DATA LINES:
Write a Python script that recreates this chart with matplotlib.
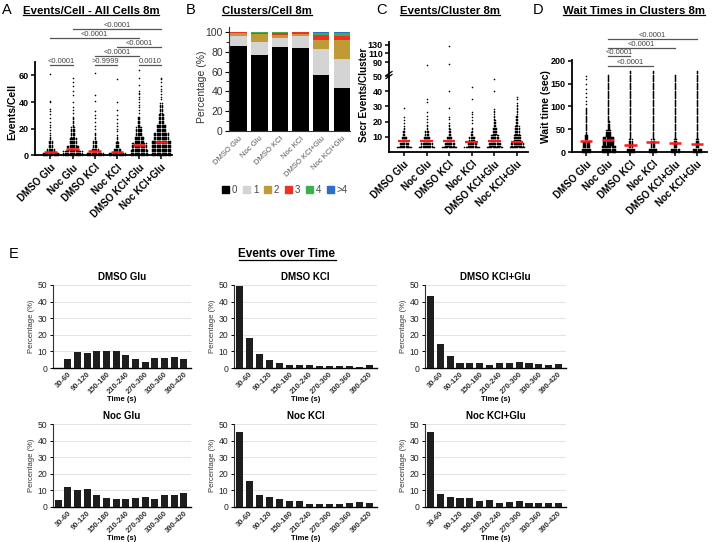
import numpy as np
import matplotlib
matplotlib.use('Agg')
import matplotlib.pyplot as plt
from matplotlib.patches import Patch
from matplotlib.lines import Line2D

plt.rcParams['font.family'] = ['Liberation Sans', 'DejaVu Sans']

# ---------------- data ----------------
groups = ['DMSO Glu', 'Noc Glu', 'DMSO KCl', 'Noc KCl', 'DMSO KCl+Glu', 'Noc KCl+Glu']

# Panel A: events per cell (swarm density bands [low, high, columns] + isolated points)
a_bands = [
    [[0, 3, 14], [3, 6, 6], [6, 12, 3], [12, 16, 1]],
    [[0, 4, 16], [4, 8, 10], [8, 14, 6], [14, 22, 3], [22, 30, 1]],
    [[0, 3, 14], [3, 6, 6], [6, 12, 3], [12, 18, 1]],
    [[0, 3, 14], [3, 6, 6], [6, 11, 3], [11, 16, 1]],
    [[0, 5, 14], [5, 10, 12], [10, 15, 8], [15, 22, 5], [22, 30, 2]],
    [[0, 6, 16], [6, 12, 16], [12, 18, 12], [18, 24, 8], [24, 32, 4], [32, 40, 2]],
]
a_outliers = [
    [17, 19, 21, 23, 25, 28, 31, 33, 35, 40, 41, 61],
    [32, 34, 36, 40, 45, 48, 52, 55, 58],
    [20, 22, 25, 28, 30, 33, 41, 45, 62],
    [18, 20, 22, 24, 27, 30, 34, 40, 57],
    [32, 34, 36, 38, 40, 42, 44, 46, 47, 48, 53, 58, 64],
    [42, 44, 46, 48, 50, 52, 55, 57, 58],
]
a_medians = [2.5, 5, 3, 2.5, 7.5, 10]
a_sig = [(0, 1, '<0.0001', 67.5), (2, 3, '>0.9999', 67.5), (4, 5, '0.0010', 67.5),
         (2, 4, '<0.0001', 74.3), (3, 5, '<0.0001', 81.1), (0, 4, '<0.0001', 87.9),
         (1, 5, '<0.0001', 94.7)]

# Panel B: clusters per cell (%)
b_levels = ['0', '1', '2', '3', '4', '>4']
b_0 = [86, 77, 85, 84, 57, 43]
b_1 = [10, 13, 9, 11.5, 26, 30]
b_2 = [3, 7.5, 3, 2.5, 9, 19]
b_3 = [0.7, 1.5, 2, 1.5, 4.5, 4]
b_4 = [0.2, 0.5, 0.5, 0.3, 2, 2.5]
b_gt4 = [0.1, 0.5, 0.5, 0.2, 1.5, 1.5]

# Panel C: secreted events per cluster
c_bands = [
    [[3, 4, 14], [4, 7, 8], [7, 11, 5], [11, 15, 2], [15, 18, 1]],
    [[3, 4, 14], [4, 7, 10], [7, 11, 6], [11, 15, 3], [15, 19, 1]],
    [[3, 4, 14], [4, 7, 9], [7, 11, 5], [11, 16, 2], [16, 20, 1]],
    [[3, 4, 14], [4, 7, 8], [7, 11, 5], [11, 14, 2], [14, 17, 1]],
    [[3, 4, 14], [4, 7, 11], [7, 12, 7], [12, 17, 4], [17, 22, 2], [22, 29, 1]],
    [[3, 4, 14], [4, 7, 11], [7, 12, 7], [12, 18, 4], [18, 25, 2], [25, 33, 1]],
]
c_outliers = [
    [19, 21, 23, 29],
    [20, 22, 24, 26, 33, 35, 84],
    [22, 23, 29, 40, 85, 128],
    [19, 21, 23, 25, 26, 35, 43],
    [40, 48],
    [35, 36],
]
c_medians = [7, 7.5, 7.5, 6.5, 7, 6.5]

# Panel D: wait times (sec)
d_bands = [
    [[0, 10, 9], [10, 25, 6], [25, 40, 3], [40, 100, 1]],
    [[0, 15, 13], [15, 35, 10], [35, 50, 5], [50, 70, 2], [70, 172, 1]],
    [[0, 10, 8], [10, 30, 3], [30, 178, 1]],
    [[0, 10, 8], [10, 30, 3], [30, 178, 1]],
    [[0, 10, 8], [10, 30, 3], [30, 172, 1]],
    [[0, 10, 8], [10, 30, 3], [30, 180, 1]],
]
d_outliers = [[105, 112, 120, 130, 138, 150, 160, 167], [], [], [], [], []]
d_medians = [24, 27, 16, 21, 19, 18]
d_sig = [(1, 3, '<0.0001', 189), (1, 2, '<0.0001', 211), (1, 4, '<0.0001', 228),
         (1, 5, '<0.0001', 248)]

# Panel E: events over time (%)
time_bins = ['0-30', '30-60', '60-90', '90-120', '120-150', '150-180', '180-210',
             '210-240', '240-270', '270-300', '300-330', '330-360', '360-390', '390-420']
e_titles = ['DMSO Glu', 'DMSO KCl', 'DMSO KCl+Glu', 'Noc Glu', 'Noc KCl', 'Noc KCl+Glu']
e_dmso_glu = [0, 5.2, 9.9, 9.1, 10.5, 10.5, 10.1, 8.1, 5.2, 3.6, 6.2, 6.2, 6.8, 5.6]
e_dmso_kcl = [49.4, 18.3, 8.7, 4.6, 3.0, 2.0, 1.6, 2.0, 1.4, 1.4, 1.2, 1.4, 0.4, 1.6]
e_dmso_kcl_glu = [43.3, 14.3, 7.3, 3.2, 2.8, 3.2, 2.0, 2.8, 2.8, 3.6, 3.2, 2.6, 2.0, 2.6]
e_noc_glu = [4.4, 12.0, 10.0, 11.0, 7.0, 5.4, 5.0, 5.0, 5.4, 6.2, 5.0, 7.2, 7.0, 8.4]
e_noc_kcl = [45.0, 15.9, 7.4, 6.0, 4.6, 3.6, 3.6, 2.0, 2.0, 2.0, 1.6, 2.2, 3.0, 2.2]
e_noc_kcl_glu = [45.0, 7.8, 6.0, 5.2, 5.4, 3.8, 4.0, 2.2, 2.8, 3.4, 2.5, 2.5, 2.3, 2.3]

# ---------------- figure ----------------
W, H = 712, 542
fig = plt.figure(figsize=(W / 100, H / 100), dpi=100)


def ax_at(l, t, r, b):
    return fig.add_axes([l / W, 1 - b / H, (r - l) / W, (b - t) / H])


def ftext(x, y, s, **kw):
    return fig.text(x / W, 1 - y / H, s, **kw)


def swarm(ax, xc, bands, outliers, step, dx, ms=1.15):
    xs, ys = [], []
    for lo, hi, n in bands:
        v = lo
        while v < hi - 1e-9:
            for k in range(n):
                xs.append(xc + (k - (n - 1) / 2) * dx)
                ys.append(v)
            v += step
    for v in outliers:
        xs.append(xc)
        ys.append(v)
    ax.plot(xs, ys, 'o', ms=ms, mew=0, color='black', clip_on=False, zorder=3)


def style_dot_ax(ax, xlim):
    for s in ['top', 'right']:
        ax.spines[s].set_visible(False)
    for s in ['left', 'bottom']:
        ax.spines[s].set_linewidth(1.3)
    ax.set_xlim(*xlim)
    ax.set_xticks(range(6))
    ax.set_xticklabels(groups, rotation=45, ha='right', rotation_mode='anchor',
                       fontsize=7, fontweight='bold')
    ax.tick_params(axis='x', length=3, width=1.1, pad=2)
    ax.tick_params(axis='y', length=3, width=1.1, labelsize=6.5, pad=1.5)
    for l in ax.get_yticklabels():
        l.set_fontweight('bold')


def sig(ax, i, j, y, txt):
    ax.plot([i, j], [y, y], color='#555555', lw=0.9, clip_on=False)
    ax.annotate(txt, xy=((i + j) / 2, y), xytext=(0, 0.2), textcoords='offset points',
                ha='center', va='bottom', fontsize=5.5, color='#444444',
                annotation_clip=False)


# ---- Panel A ----
axA = ax_at(35, 62, 172, 155.5)
axA.set_ylim(0, 70)
axA.set_yticks([0, 20, 40, 60])
style_dot_ax(axA, (-0.7, 5.5))
for i in range(6):
    swarm(axA, i, a_bands[i], a_outliers[i], 1, 0.055)
    axA.hlines(a_medians[i], i - 0.28, i + 0.28, color='#ff1a1a', lw=1.8, zorder=5)
for i, j, t, y in a_sig:
    sig(axA, i, j, y, t)
ftext(12, 112, 'Events/Cell', rotation=90, ha='center', va='center', fontsize=7.5,
      fontweight='bold')

# ---- Panel B ----
axB = ax_at(229, 27, 350, 131)
b_colors = ['#000000', '#d4d4d4', '#bf9a36', '#ee3127', '#3db04b', '#2d6ec9']
bottom = np.zeros(6)
for vals, col in zip([b_0, b_1, b_2, b_3, b_4, b_gt4], b_colors):
    axB.bar(range(6), vals, bottom=bottom, width=0.8, color=col, edgecolor='none')
    bottom += np.array(vals)
axB.set_ylim(0, 105)
axB.set_xlim(-0.47, 5.4)
axB.set_yticks(range(0, 101, 20))
axB.set_yticks(range(10, 100, 20), minor=True)
for s in ['top', 'right']:
    axB.spines[s].set_visible(False)
for s in ['left', 'bottom']:
    axB.spines[s].set_color('#333333')
    axB.spines[s].set_linewidth(0.8)
axB.set_xticks(range(6))
axB.set_xticklabels(groups, rotation=45, ha='right', rotation_mode='anchor',
                    fontsize=5.5, color='#555555')
axB.tick_params(axis='x', length=0, pad=3)
axB.tick_params(axis='y', which='major', length=3, width=0.8, labelsize=7.5,
                labelcolor='#333333', pad=1.5)
axB.tick_params(axis='y', which='minor', length=2, width=0.6)
ftext(202, 87, 'Percentage (%)', rotation=90, ha='center', va='center', fontsize=7.5,
      color='#333333')
handles = [Patch(color=c) for c in b_colors]
fig.legend(handles, b_levels, loc='center', bbox_to_anchor=(285 / W, 1 - 190 / H),
           ncol=6, frameon=False, fontsize=7, handlelength=0.7, handleheight=0.7,
           handletextpad=0.3, columnspacing=0.6, borderpad=0, labelcolor='#444444')

# ---- Panel C ----
axC = ax_at(389, 76, 528, 152)
axC.set_ylim(0, 50)
axC.set_yticks([10, 20, 30, 40, 50])
style_dot_ax(axC, (-0.66, 5.49))
axCu = ax_at(389, 42, 528, 74)
axCu.set_ylim(61.8, 137)
axCu.set_xlim(-0.66, 5.49)
axCu.set_yticks([90, 110, 130])
for s in ['top', 'right', 'bottom']:
    axCu.spines[s].set_visible(False)
axCu.spines['left'].set_linewidth(1.3)
axCu.set_xticks([])
axCu.tick_params(axis='y', length=3, width=1.1, labelsize=6.5, pad=1.5)
for l in axCu.get_yticklabels():
    l.set_fontweight('bold')
axCu.patch.set_alpha(0)
for i in range(6):
    low = [v for v in c_outliers[i] if v <= 50]
    high = [v for v in c_outliers[i] if v > 50]
    swarm(axC, i, c_bands[i], low, 1, 0.05)
    if high:
        axCu.plot([i] * len(high), high, 'o', ms=1.15, mew=0, color='black')
    axC.hlines(c_medians[i], i - 0.28, i + 0.28, color='#ff1a1a', lw=1.6, zorder=5)
for dy in (-1.5, 1.5):
    fig.add_artist(Line2D([(389 - 3) / W, (389 + 3) / W],
                          [1 - (75 + dy + 2) / H, 1 - (75 + dy - 2) / H],
                          color='black', lw=0.9))
ftext(364, 95, 'Secr Events/Cluster', rotation=90, ha='center', va='center',
      fontsize=7.2, fontweight='bold')

# ---- Panel D ----
axD = ax_at(572, 60, 707, 152)
axD.set_ylim(0, 202)
axD.set_yticks([0, 50, 100, 150, 200])
style_dot_ax(axD, (-0.63, 5.45))
for i in range(6):
    swarm(axD, i, d_bands[i], d_outliers[i], 2.5, 0.05)
    axD.hlines(d_medians[i], i - 0.28, i + 0.28, color='#ff1a1a', lw=1.8, zorder=5)
for i, j, t, y in d_sig:
    sig(axD, i, j, y, t)
ftext(546, 107, 'Wait time (sec)', rotation=90, ha='center', va='center', fontsize=7.5,
      fontweight='bold')

# ---- titles ----
under = []
for lx, letter, cx, title in [(2, 'A', 91, 'Events/Cell - All Cells 8m'),
                              (186, 'B', 267, 'Clusters/Cell 8m'),
                              (376, 'C', 450, 'Events/Cluster 8m'),
                              (533, 'D', 634, 'Wait Times in Clusters 8m')]:
    ftext(lx, 10, letter, ha='left', va='center', fontsize=10.5)
    under.append(ftext(cx, 10.5, title, ha='center', va='center', fontsize=8.2,
                       fontweight='bold'))
ftext(9, 254, 'E', ha='left', va='center', fontsize=10.5)
under.append(ftext(287, 254, 'Events over Time', ha='center', va='center', fontsize=8.5,
                   fontweight='bold'))

# ---- Panel E ----
e_values = [e_dmso_glu, e_dmso_kcl, e_dmso_kcl_glu, e_noc_glu, e_noc_kcl, e_noc_kcl_glu]
e_rects = [(53, 285, 191, 368), (234, 285, 377, 368), (425, 285, 566, 368),
           (53, 424, 191, 507), (234, 424, 377, 507), (425, 424, 566, 507)]
for title, vals, rc in zip(e_titles, e_values, e_rects):
    ax = ax_at(*rc)
    ax.bar(range(len(time_bins)), vals, width=0.72, color='#1e1e1e', zorder=3)
    ax.set_ylim(0, 50)
    ax.set_xlim(-0.55, 13.75)
    ax.set_yticks(range(0, 51, 10))
    ax.yaxis.grid(True, color='#dedede', lw=0.6)
    ax.set_axisbelow(True)
    for s in ['top', 'right']:
        ax.spines[s].set_visible(False)
    ax.spines['left'].set_color('#333333')
    ax.spines['left'].set_linewidth(0.8)
    ax.spines['bottom'].set_linewidth(1.0)
    ax.set_xticks(range(1, len(time_bins), 2))
    ax.set_xticklabels(time_bins[1::2], rotation=45, ha='right', rotation_mode='anchor',
                       fontsize=5.5, fontweight='bold', color='#333333')
    ax.tick_params(axis='x', length=0, pad=2)
    ax.tick_params(axis='y', length=2.5, width=0.7, labelsize=6.2, pad=1.5,
                   labelcolor='#222222')
    ax.set_title(title, fontsize=7, fontweight='bold', pad=3.5)
    ax.set_xlabel('Time (s)', fontsize=5.5, fontweight='bold', labelpad=0.5)
    ax.set_ylabel('Percentage (%)', fontsize=5.5, labelpad=2, color='#333333')

# ---- underline titles ----
fig.canvas.draw()
r = fig.canvas.get_renderer()
for t in under:
    bb = t.get_window_extent(r)
    y = bb.y0 + 0.5
    fig.add_artist(Line2D([bb.x0 / W, bb.x1 / W], [y / H, y / H], color='black', lw=0.9))

fig.savefig('out.png', dpi=100)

DESCRIPTION OF THE TASK:
Repeat the lines above, starting at the first and stopping after the line that holds "b_gt4 = [0.1, 0.5, 0.5, 0.2, 1.5, 1.5]", with the pictures left out.

OUTPUT FOR THIS TASK:
Write a Python script that recreates this chart with matplotlib.
import numpy as np
import matplotlib
matplotlib.use('Agg')
import matplotlib.pyplot as plt
from matplotlib.patches import Patch
from matplotlib.lines import Line2D

plt.rcParams['font.family'] = ['Liberation Sans', 'DejaVu Sans']

# ---------------- data ----------------
groups = ['DMSO Glu', 'Noc Glu', 'DMSO KCl', 'Noc KCl', 'DMSO KCl+Glu', 'Noc KCl+Glu']

# Panel A: events per cell (swarm density bands [low, high, columns] + isolated points)
a_bands = [
    [[0, 3, 14], [3, 6, 6], [6, 12, 3], [12, 16, 1]],
    [[0, 4, 16], [4, 8, 10], [8, 14, 6], [14, 22, 3], [22, 30, 1]],
    [[0, 3, 14], [3, 6, 6], [6, 12, 3], [12, 18, 1]],
    [[0, 3, 14], [3, 6, 6], [6, 11, 3], [11, 16, 1]],
    [[0, 5, 14], [5, 10, 12], [10, 15, 8], [15, 22, 5], [22, 30, 2]],
    [[0, 6, 16], [6, 12, 16], [12, 18, 12], [18, 24, 8], [24, 32, 4], [32, 40, 2]],
]
a_outliers = [
    [17, 19, 21, 23, 25, 28, 31, 33, 35, 40, 41, 61],
    [32, 34, 36, 40, 45, 48, 52, 55, 58],
    [20, 22, 25, 28, 30, 33, 41, 45, 62],
    [18, 20, 22, 24, 27, 30, 34, 40, 57],
    [32, 34, 36, 38, 40, 42, 44, 46, 47, 48, 53, 58, 64],
    [42, 44, 46, 48, 50, 52, 55, 57, 58],
]
a_medians = [2.5, 5, 3, 2.5, 7.5, 10]
a_sig = [(0, 1, '<0.0001', 67.5), (2, 3, '>0.9999', 67.5), (4, 5, '0.0010', 67.5),
         (2, 4, '<0.0001', 74.3), (3, 5, '<0.0001', 81.1), (0, 4, '<0.0001', 87.9),
         (1, 5, '<0.0001', 94.7)]

# Panel B: clusters per cell (%)
b_levels = ['0', '1', '2', '3', '4', '>4']
b_0 = [86, 77, 85, 84, 57, 43]
b_1 = [10, 13, 9, 11.5, 26, 30]
b_2 = [3, 7.5, 3, 2.5, 9, 19]
b_3 = [0.7, 1.5, 2, 1.5, 4.5, 4]
b_4 = [0.2, 0.5, 0.5, 0.3, 2, 2.5]
b_gt4 = [0.1, 0.5, 0.5, 0.2, 1.5, 1.5]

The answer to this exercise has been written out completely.